## start

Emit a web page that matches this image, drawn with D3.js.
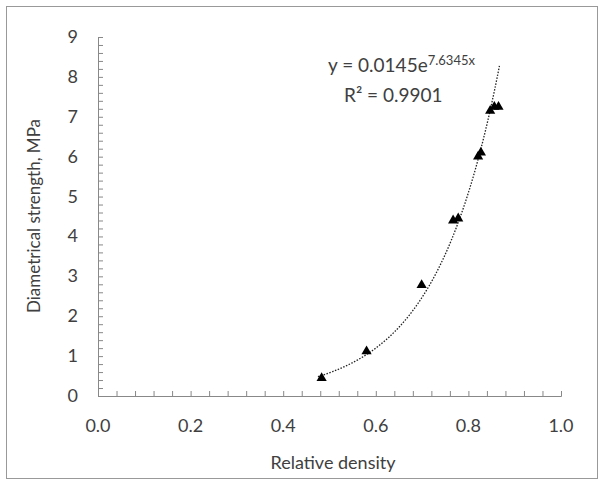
<!DOCTYPE html>
<html><head><meta charset="utf-8">
<script src="https://cdn.jsdelivr.net/npm/d3@7"></script>
<style>body{margin:0;background:#fff}text{font-family:Lato,"Open Sans",sans-serif;fill:#404040}</style>
</head><body><svg id="chart" width="604" height="485"></svg>
<script>
const density = [0.483, 0.580, 0.699, 0.767, 0.778, 0.821, 0.827, 0.847, 0.856, 0.865];
const strength = [0.45, 1.12, 2.78, 4.4, 4.45, 6.0, 6.1, 7.15, 7.25, 7.25];
const xTicks = [0, 0.2, 0.4, 0.6, 0.8, 1.0];
const yTicks = [0, 1, 2, 3, 4, 5, 6, 7, 8, 9];

const svg = d3.select("#chart");
const x = d3.scaleLinear().domain([0, 1]).range([98, 561]);
const y = d3.scaleLinear().domain([0, 9]).range([396, 37]);

svg.append("rect").attr("x", 6.5).attr("y", 6.5).attr("width", 591).attr("height", 472)
  .attr("fill", "none").attr("stroke", "#999");

// minor ticks
svg.append("g").attr("transform", "translate(0,396)")
  .call(d3.axisTop(x).tickValues(d3.range(0, 1.001, 0.04)).tickSize(5).tickFormat(""))
  .call(g => g.select(".domain").attr("stroke", "#888"))
  .call(g => g.selectAll("line").attr("stroke", "#888"));
svg.append("g").attr("transform", "translate(98,0)")
  .call(d3.axisRight(y).tickValues(d3.range(0, 9.001, 0.2)).tickSize(5).tickFormat(""))
  .call(g => g.select(".domain").attr("stroke", "#888"))
  .call(g => g.selectAll("line").attr("stroke", "#888"));

svg.append("g").selectAll("text").data(xTicks).join("text")
  .attr("x", d => x(d)).attr("y", 432).attr("text-anchor", "middle")
  .attr("font-size", 18).text(d => d.toFixed(1));
svg.append("g").selectAll("text").data(yTicks).join("text")
  .attr("x", 78).attr("y", d => y(d) + 6).attr("text-anchor", "end")
  .attr("font-size", 18).text(d => d);

svg.append("text").attr("x", 333).attr("y", 469).attr("text-anchor", "middle")
  .attr("font-size", 18).text("Relative density");
svg.append("text").attr("transform", "translate(40,216) rotate(-90)").attr("text-anchor", "middle")
  .attr("font-size", 17).text("Diametrical strength, MPa");

// exponential fit on log values
const ly = strength.map(Math.log);
const mx = d3.mean(density), my = d3.mean(ly);
const b = d3.sum(density, (d, i) => (d - mx) * (ly[i] - my)) / d3.sum(density, d => (d - mx) ** 2);
const a = Math.exp(my - b * mx);
const fx = d3.range(0.475, 0.868, 0.002);
svg.append("path").datum(fx)
  .attr("d", d3.line().x(d => x(d)).y(d => y(a * Math.exp(b * d))))
  .attr("fill", "none").attr("stroke", "#222").attr("stroke-width", 1.3).attr("stroke-dasharray", "1.5,1.5");

svg.append("g").selectAll("path").data(density).join("path")
  .attr("transform", (d, i) => `translate(${x(d)},${y(strength[i])})`)
  .attr("d", d3.symbol(d3.symbolTriangle, 45)).attr("fill", "#000");

const eq = svg.append("text").attr("x", 328).attr("y", 72).attr("font-size", 19);
eq.append("tspan").text("y = 0.0145e");
eq.append("tspan").attr("font-size", 13).attr("dy", -7).text("7.6345x");
svg.append("text").attr("x", 344).attr("y", 102).attr("font-size", 19).text("R² = 0.9901");
</script></body></html>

## end

__CHALLENGE__
Up to and including the line containing "5, 6, 7, 8, 9];", repeat every line from the start of the data, but none of the pictures.

__ANSWER TO THIS EXERCISE__
Emit a web page that matches this image, drawn with D3.js.
<!DOCTYPE html>
<html><head><meta charset="utf-8">
<script src="https://cdn.jsdelivr.net/npm/d3@7"></script>
<style>body{margin:0;background:#fff}text{font-family:Lato,"Open Sans",sans-serif;fill:#404040}</style>
</head><body><svg id="chart" width="604" height="485"></svg>
<script>
const density = [0.483, 0.580, 0.699, 0.767, 0.778, 0.821, 0.827, 0.847, 0.856, 0.865];
const strength = [0.45, 1.12, 2.78, 4.4, 4.45, 6.0, 6.1, 7.15, 7.25, 7.25];
const xTicks = [0, 0.2, 0.4, 0.6, 0.8, 1.0];
const yTicks = [0, 1, 2, 3, 4, 5, 6, 7, 8, 9];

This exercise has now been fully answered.